En réaction, Renan Hédouville, Protecteur du Citoyen haïtien, a répondu en affirmant que les informations circulant à propos de l’Office de la Protection du Citoyen (OPC) sont fausses. Il a précisé que, conformément à l’article 14.1 des Statuts de la GANHRI (Alliance Mondiale des Institutions Nationales des Droits de l’Homme), le secrétariat de cette institution internationale a simplement décidé de reporter l’examen de l’OPC à la première session de 2026. Ce report est dû aux défis posés par l’insécurité croissante et l’absence d’un Parlement en Haïti, qui rendent difficile le travail des institutions nationales de droits humains (INDH) dans le pays.
Renan Hédouville a souligné que cette décision s’inscrit dans un processus normal et régulier au sein du système de protection des droits de l’homme des Nations Unies, ajoutant que les reports sont courants dans le cadre de l’Examen Périodique Universel (EPU), notamment pour des pays comme Haïti, confrontés à des situations exceptionnelles et à des obstacles majeurs. Il a rappelé que l’OPC reste accrédité avec un statut A auprès du Conseil des droits de l’homme de l’ONU, un niveau d’accréditation qui lui confère la pleine indépendance pour intervenir dans les discussions onusiennes sur les droits humains.
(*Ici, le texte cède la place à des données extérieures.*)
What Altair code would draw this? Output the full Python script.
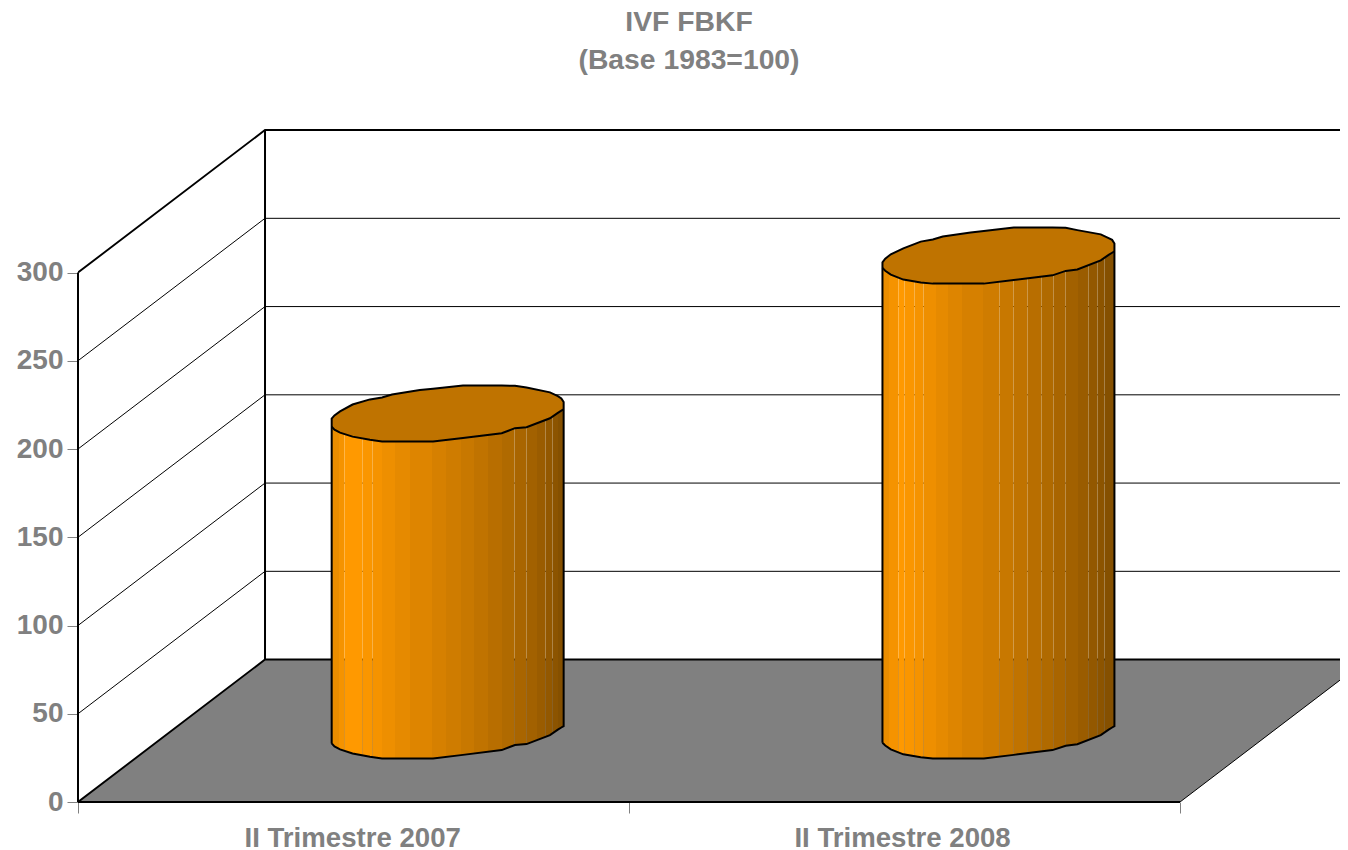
import altair as alt
import pandas as pd

CATEGORIES = ["II Trimestre 2007", "II Trimestre 2008"]
VALUES = [179.5, 269]
TICKS = [0, 50, 100, 150, 200, 250, 300]
TITLE = ["IVF FBKF", "(Base 1983=100)"]

# Outline of each cylinder: share of the column width,
# rim height in axis units at the front and at the back.
RIM_SHARE = [0, .012, .036, .09, .165, .217, .26, .38, .437, .566, .733, .79, .84, .941, .975, .99, 1]
FRONT_RIM = [
    [33.2, 31.5, 29.8, 27.5, 25.7, 24.7, 24.7, 24.7, 24.7, 26.7, 29.4, 32.3, 32.8, 37.9, 41.0, 42.2, 43.0],
    [33.6, 32.0, 29.8, 27.0, 25.4, 24.7, 24.7, 24.7, 24.7, 26.7, 29.4, 31.9, 32.7, 37.9, 41.0, 42.2, 43.0],
]
BACK_RIM = [
    [37.7, 39.5, 41.8, 45.7, 48.6, 49.7, 51.4, 53.9, 54.7, 56.5, 56.5, 56.3, 55.3, 52.6, 50.5, 49.2, 47.1],
    [36.8, 38.8, 41.3, 44.7, 48.5, 49.7, 51.4, 53.6, 54.5, 56.5, 56.5, 56.3, 55.0, 52.6, 50.5, 49.5, 47.4],
]
COLUMN_START = [0.4604, 1.4600]
COLUMN_WIDTH = 0.421

# Facet bands on the cylinder sides
BAND_EDGES = [
    [0, .032, .055, .13, .175, .218, .273, .338, .431, .491, .556, .614, .675, .733, .787, .839, .884, .920, .951, .977, 1],
    [0, .029, .065, .093, .134, .175, .23, .284, .342, .435, .503, .563, .625, .685, .737, .787, .841, .887, .924, .956, 1],
]
BAND_SHADES = [
    "#EA8D00", "#F59300", "#FF9900", "#FA9600", "#F59300", "#EE8F00", "#E68A00", "#DE8500", "#D68000", "#CF7C00",
    "#C87800", "#C07300", "#B86E00", "#B06A00", "#A96500", "#A26100", "#9A5C00", "#935800", "#8C5400", "#855000",
]
SEAMS = [
    [.055, .13, .175, .787, .839, .92, .951],
    [.065, .093, .134, .175, .503, .563, .625, .685, .737, .787, .887, .924, .956],
]

# Box proportions
FLOOR_DEPTH_X = 0.3394
FLOOR_DEPTH_Y = 80.7
X_MAX = 1262 / 551
Y_MAX = 702 / 1.765
GREY = "#808080"
FONT = "Liberation Sans"

xs = alt.Scale(domain=[0, X_MAX], nice=False, zero=False)
ys = alt.Scale(domain=[0, Y_MAX], nice=False, zero=False)
X = alt.X("x:Q", scale=xs, title=None)
Y = alt.Y("y:Q", scale=ys, title=None)


def gradient(idx):
    stops = []
    edges = BAND_EDGES[idx]
    seams = SEAMS[idx]
    for a, b, shade in zip(edges[:-1], edges[1:], BAND_SHADES):
        r, g, bl = int(shade[1:3], 16), int(shade[3:5], 16), int(shade[5:7], 16)
        start = a
        if a in seams:
            seam = f"rgba({r},{g},{bl},0.72)"
            stops += [alt.GradientStop(color=seam, offset=a), alt.GradientStop(color=seam, offset=a + .0045)]
            start = a + .0045
        stops += [alt.GradientStop(color=shade, offset=start), alt.GradientStop(color=shade, offset=b)]
    return alt.Gradient(gradient="linear", stops=stops, x1=0, x2=1, y1=0, y2=0)


# Floor (carries both axes)
floor = pd.DataFrame([
    {"x": 0, "y": 0, "y2": 0},
    {"x": FLOOR_DEPTH_X, "y": FLOOR_DEPTH_Y, "y2": 0},
    {"x": 2, "y": FLOOR_DEPTH_Y, "y2": 0},
    {"x": 2 + FLOOR_DEPTH_X, "y": FLOOR_DEPTH_Y, "y2": FLOOR_DEPTH_Y},
])
floor_layer = alt.Chart(floor).mark_area(color=GREY, clip=True).encode(
    x=alt.X("x:Q", scale=xs, title=None,
            axis=alt.Axis(values=[0, 1, 2], labels=False, domain=False, grid=False, tickColor=GREY,
                          tickSize=11, tickWidth=1, title=None)),
    y=alt.Y("y:Q", scale=ys, title=None,
            axis=alt.Axis(values=TICKS, domain=False, grid=False, tickColor=GREY, tickSize=11, tickWidth=1,
                          labelColor=GREY, labelFont=FONT, labelFontSize=28, labelFontWeight="bold",
                          labelPadding=4, title=None)),
    y2="y2:Q",
)

# Gridlines on both walls
rows = []
for v in TICKS:
    rows += [
        {"v": v, "k": 0, "x": 0, "y": v},
        {"v": v, "k": 1, "x": FLOOR_DEPTH_X, "y": v + FLOOR_DEPTH_Y},
        {"v": v, "k": 2, "x": 2 + FLOOR_DEPTH_X, "y": v + FLOOR_DEPTH_Y},
    ]
grid = pd.DataFrame(rows)
thin = alt.Chart(grid[(grid.v > 0) & (grid.v < TICKS[-1])]).mark_line(color="#000000", strokeWidth=1, clip=True).encode(
    x=X, y=Y, detail="v:N", order="k:Q")
thick = alt.Chart(grid[(grid.v == 0) | (grid.v == TICKS[-1])]).mark_line(color="#000000", strokeWidth=1.9, clip=True).encode(
    x=X, y=Y, detail="v:N", order="k:Q")

edges = pd.DataFrame([
    {"e": "front", "k": 0, "x": 0, "y": 0},
    {"e": "front", "k": 1, "x": 0, "y": TICKS[-1]},
    {"e": "back", "k": 0, "x": FLOOR_DEPTH_X, "y": FLOOR_DEPTH_Y},
    {"e": "back", "k": 1, "x": FLOOR_DEPTH_X, "y": TICKS[-1] + FLOOR_DEPTH_Y},
    {"e": "base", "k": 0, "x": 0, "y": 0},
    {"e": "base", "k": 1, "x": 2, "y": 0},
])
edge_layer = alt.Chart(edges).mark_line(color="#000000", strokeWidth=2, clip=False).encode(
    x=X, y=Y, detail="e:N", order="k:Q")
right_edge = pd.DataFrame([{"x": 2, "y": 0}, {"x": 2 + FLOOR_DEPTH_X, "y": FLOOR_DEPTH_Y}])
right_layer = alt.Chart(right_edge).mark_line(color="#000000", strokeWidth=1, clip=True).encode(x=X, y=Y)

# Cylinders
cyl_layers = []
for i, value in enumerate(VALUES):
    px = [COLUMN_START[i] + s * COLUMN_WIDTH for s in RIM_SHARE]
    front = FRONT_RIM[i]
    back = BACK_RIM[i]
    side = pd.DataFrame({"x": px, "y": front, "y2": [f + value for f in front]})
    top = pd.DataFrame({"x": px, "y": [f + value for f in front], "y2": [b + value for b in back]})
    cyl_layers.append(alt.Chart(side).mark_area(color=gradient(i), clip=True).encode(x=X, y=Y, y2="y2:Q"))
    cyl_layers.append(alt.Chart(top).mark_area(color="#BF7300", clip=True).encode(x=X, y=Y, y2="y2:Q"))
    n = len(px)
    path = (
        [{"p": "o", "k": j, "x": px[j], "y": front[j]} for j in range(n)]
        + [{"p": "o", "k": n + j, "x": px[n - 1 - j], "y": back[n - 1 - j] + value} for j in range(n)]
        + [{"p": "o", "k": 2 * n, "x": px[0], "y": front[0]}]
        + [{"p": "r", "k": j, "x": px[j], "y": front[j] + value} for j in range(n)]
    )
    cyl_layers.append(alt.Chart(pd.DataFrame(path)).mark_line(color="#000000", strokeWidth=2, clip=True).encode(
        x=X, y=Y, detail="p:N", order="k:Q"))

# Category labels
labels = pd.DataFrame({"x": [0.4985, 1.4965], "y": [0, 0], "t": CATEGORIES})
label_layer = alt.Chart(labels).mark_text(
    font=FONT, fontSize=27.6, fontWeight="bold", color=GREY, baseline="middle", align="center", dy=37
).encode(x=X, y=Y, text="t:N")

chart = alt.layer(floor_layer, thin, thick, edge_layer, right_layer, *cyl_layers, label_layer).properties(
    width=1262,
    height=702,
    autosize=alt.AutoSizeParams(type="none"),
    padding={"left": 70, "top": 92, "right": 0, "bottom": 48},
    title=alt.TitleParams(
        text=TITLE, anchor="middle", dx=-20, offset=25, font=FONT, fontSize=28.3, fontWeight="bold",
        color=GREY, lineHeight=38,
    ),
).configure_view(stroke=None)

chart.save("out.html", embed_options={"renderer": "svg", "actions": False})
Enfin, Hédouville a indiqué que l’OPC transmettra, en octobre 2025, des informations relatives aux efforts et aux mesures prises par l’État haïtien pour renforcer l’Office, en particulier sur le plan financier, afin de garantir la pérennité de ses actions et son indépendance. Le report de l’examen, a-t-il conclu, ne remet en rien en cause la crédibilité ni la légitimité de l’OPC au sein du système international de protection des droits de l’homme.